» Requirements
A faithful transcription of all the data is required.

» Data segment
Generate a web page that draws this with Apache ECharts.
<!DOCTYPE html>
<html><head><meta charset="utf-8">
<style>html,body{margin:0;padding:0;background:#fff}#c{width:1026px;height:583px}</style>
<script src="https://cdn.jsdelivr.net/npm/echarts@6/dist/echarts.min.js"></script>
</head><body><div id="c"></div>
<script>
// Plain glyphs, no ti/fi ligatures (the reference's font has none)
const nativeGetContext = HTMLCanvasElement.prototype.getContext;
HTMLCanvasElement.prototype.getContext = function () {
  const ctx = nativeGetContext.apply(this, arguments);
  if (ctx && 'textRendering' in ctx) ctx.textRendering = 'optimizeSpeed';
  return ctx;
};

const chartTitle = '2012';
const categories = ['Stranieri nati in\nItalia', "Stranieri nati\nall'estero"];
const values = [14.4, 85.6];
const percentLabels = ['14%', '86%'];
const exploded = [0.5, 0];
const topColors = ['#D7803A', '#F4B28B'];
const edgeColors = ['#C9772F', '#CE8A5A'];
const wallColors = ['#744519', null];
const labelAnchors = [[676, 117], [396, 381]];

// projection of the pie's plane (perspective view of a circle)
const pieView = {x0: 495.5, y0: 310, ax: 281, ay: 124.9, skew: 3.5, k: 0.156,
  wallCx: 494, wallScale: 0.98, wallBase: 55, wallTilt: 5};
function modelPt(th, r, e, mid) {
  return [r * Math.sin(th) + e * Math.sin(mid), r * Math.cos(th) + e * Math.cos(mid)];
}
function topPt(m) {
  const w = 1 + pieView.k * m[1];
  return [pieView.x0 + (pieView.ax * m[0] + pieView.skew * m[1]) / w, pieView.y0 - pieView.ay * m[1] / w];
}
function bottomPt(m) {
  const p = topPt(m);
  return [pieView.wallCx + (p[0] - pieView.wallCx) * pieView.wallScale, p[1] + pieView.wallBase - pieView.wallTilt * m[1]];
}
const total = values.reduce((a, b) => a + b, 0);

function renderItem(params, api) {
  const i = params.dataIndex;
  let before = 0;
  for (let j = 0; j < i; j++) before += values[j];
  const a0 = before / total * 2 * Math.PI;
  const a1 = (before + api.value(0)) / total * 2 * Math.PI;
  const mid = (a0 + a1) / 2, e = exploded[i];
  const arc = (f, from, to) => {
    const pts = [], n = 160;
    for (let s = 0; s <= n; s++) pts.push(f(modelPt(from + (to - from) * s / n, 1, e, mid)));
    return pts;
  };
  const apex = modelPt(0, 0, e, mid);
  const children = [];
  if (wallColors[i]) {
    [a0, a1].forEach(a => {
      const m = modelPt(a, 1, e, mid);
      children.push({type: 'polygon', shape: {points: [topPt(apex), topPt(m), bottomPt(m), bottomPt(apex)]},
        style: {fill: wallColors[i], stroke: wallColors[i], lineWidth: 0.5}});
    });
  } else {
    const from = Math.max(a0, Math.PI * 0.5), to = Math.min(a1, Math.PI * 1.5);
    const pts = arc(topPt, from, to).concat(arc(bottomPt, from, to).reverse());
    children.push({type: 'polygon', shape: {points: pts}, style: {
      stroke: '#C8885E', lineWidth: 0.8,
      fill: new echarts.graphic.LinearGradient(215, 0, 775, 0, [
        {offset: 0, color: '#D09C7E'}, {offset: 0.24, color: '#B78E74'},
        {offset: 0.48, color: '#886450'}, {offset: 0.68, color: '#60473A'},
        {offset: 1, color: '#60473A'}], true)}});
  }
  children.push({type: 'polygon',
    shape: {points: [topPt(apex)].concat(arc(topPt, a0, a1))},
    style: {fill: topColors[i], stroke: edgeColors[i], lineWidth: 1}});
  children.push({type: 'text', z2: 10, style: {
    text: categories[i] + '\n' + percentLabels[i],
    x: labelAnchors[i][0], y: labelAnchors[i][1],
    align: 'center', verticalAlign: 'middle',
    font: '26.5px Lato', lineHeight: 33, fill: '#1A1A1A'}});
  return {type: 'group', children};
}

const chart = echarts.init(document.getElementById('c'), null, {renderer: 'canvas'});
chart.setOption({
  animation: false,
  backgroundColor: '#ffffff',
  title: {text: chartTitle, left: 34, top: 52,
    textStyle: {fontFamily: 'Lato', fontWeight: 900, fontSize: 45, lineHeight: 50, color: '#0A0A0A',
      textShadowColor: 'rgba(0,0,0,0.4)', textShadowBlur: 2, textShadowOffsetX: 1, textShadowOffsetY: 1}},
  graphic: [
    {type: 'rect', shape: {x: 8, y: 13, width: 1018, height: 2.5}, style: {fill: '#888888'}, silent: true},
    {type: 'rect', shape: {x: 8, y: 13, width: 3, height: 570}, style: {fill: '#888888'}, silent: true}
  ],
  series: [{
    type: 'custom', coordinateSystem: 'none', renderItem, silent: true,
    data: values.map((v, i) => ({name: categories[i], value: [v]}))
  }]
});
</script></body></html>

» Solution to the exercise
Generate a web page that draws this with Apache ECharts.
<!DOCTYPE html>
<html><head><meta charset="utf-8">
<style>html,body{margin:0;padding:0;background:#fff}#c{width:1026px;height:583px}</style>
<script src="https://cdn.jsdelivr.net/npm/echarts@6/dist/echarts.min.js"></script>
</head><body><div id="c"></div>
<script>
// Plain glyphs, no ti/fi ligatures (the reference's font has none)
const nativeGetContext = HTMLCanvasElement.prototype.getContext;
HTMLCanvasElement.prototype.getContext = function () {
  const ctx = nativeGetContext.apply(this, arguments);
  if (ctx && 'textRendering' in ctx) ctx.textRendering = 'optimizeSpeed';
  return ctx;
};

const chartTitle = '2012';
const categories = ['Stranieri nati in\nItalia', "Stranieri nati\nall'estero"];
const values = [14.4, 85.6];
const percentLabels = ['14%', '86%'];
const exploded = [0.5, 0];
const topColors = ['#D7803A', '#F4B28B'];
const edgeColors = ['#C9772F', '#CE8A5A'];
const wallColors = ['#744519', null];
const labelAnchors = [[676, 117], [396, 381]];

// projection of the pie's plane (perspective view of a circle)
const pieView = {x0: 495.5, y0: 310, ax: 281, ay: 124.9, skew: 3.5, k: 0.156,
  wallCx: 494, wallScale: 0.98, wallBase: 55, wallTilt: 5};
function modelPt(th, r, e, mid) {
  return [r * Math.sin(th) + e * Math.sin(mid), r * Math.cos(th) + e * Math.cos(mid)];
}
function topPt(m) {
  const w = 1 + pieView.k * m[1];
  return [pieView.x0 + (pieView.ax * m[0] + pieView.skew * m[1]) / w, pieView.y0 - pieView.ay * m[1] / w];
}
function bottomPt(m) {
  const p = topPt(m);
  return [pieView.wallCx + (p[0] - pieView.wallCx) * pieView.wallScale, p[1] + pieView.wallBase - pieView.wallTilt * m[1]];
}
const total = values.reduce((a, b) => a + b, 0);

function renderItem(params, api) {
  const i = params.dataIndex;
  let before = 0;
  for (let j = 0; j < i; j++) before += values[j];
  const a0 = before / total * 2 * Math.PI;
  const a1 = (before + api.value(0)) / total * 2 * Math.PI;
  const mid = (a0 + a1) / 2, e = exploded[i];
  const arc = (f, from, to) => {
    const pts = [], n = 160;
    for (let s = 0; s <= n; s++) pts.push(f(modelPt(from + (to - from) * s / n, 1, e, mid)));
    return pts;
  };
  const apex = modelPt(0, 0, e, mid);
  const children = [];
  if (wallColors[i]) {
    [a0, a1].forEach(a => {
      const m = modelPt(a, 1, e, mid);
      children.push({type: 'polygon', shape: {points: [topPt(apex), topPt(m), bottomPt(m), bottomPt(apex)]},
        style: {fill: wallColors[i], stroke: wallColors[i], lineWidth: 0.5}});
    });
  } else {
    const from = Math.max(a0, Math.PI * 0.5), to = Math.min(a1, Math.PI * 1.5);
    const pts = arc(topPt, from, to).concat(arc(bottomPt, from, to).reverse());
    children.push({type: 'polygon', shape: {points: pts}, style: {
      stroke: '#C8885E', lineWidth: 0.8,
      fill: new echarts.graphic.LinearGradient(215, 0, 775, 0, [
        {offset: 0, color: '#D09C7E'}, {offset: 0.24, color: '#B78E74'},
        {offset: 0.48, color: '#886450'}, {offset: 0.68, color: '#60473A'},
        {offset: 1, color: '#60473A'}], true)}});
  }
  children.push({type: 'polygon',
    shape: {points: [topPt(apex)].concat(arc(topPt, a0, a1))},
    style: {fill: topColors[i], stroke: edgeColors[i], lineWidth: 1}});
  children.push({type: 'text', z2: 10, style: {
    text: categories[i] + '\n' + percentLabels[i],
    x: labelAnchors[i][0], y: labelAnchors[i][1],
    align: 'center', verticalAlign: 'middle',
    font: '26.5px Lato', lineHeight: 33, fill: '#1A1A1A'}});
  return {type: 'group', children};
}

const chart = echarts.init(document.getElementById('c'), null, {renderer: 'canvas'});
chart.setOption({
  animation: false,
  backgroundColor: '#ffffff',
  title: {text: chartTitle, left: 34, top: 52,
    textStyle: {fontFamily: 'Lato', fontWeight: 900, fontSize: 45, lineHeight: 50, color: '#0A0A0A',
      textShadowColor: 'rgba(0,0,0,0.4)', textShadowBlur: 2, textShadowOffsetX: 1, textShadowOffsetY: 1}},
  graphic: [
    {type: 'rect', shape: {x: 8, y: 13, width: 1018, height: 2.5}, style: {fill: '#888888'}, silent: true},
    {type: 'rect', shape: {x: 8, y: 13, width: 3, height: 570}, style: {fill: '#888888'}, silent: true}
  ],
  series: [{
    type: 'custom', coordinateSystem: 'none', renderItem, silent: true,
    data: values.map((v, i) => ({name: categories[i], value: [v]}))
  }]
});
</script></body></html>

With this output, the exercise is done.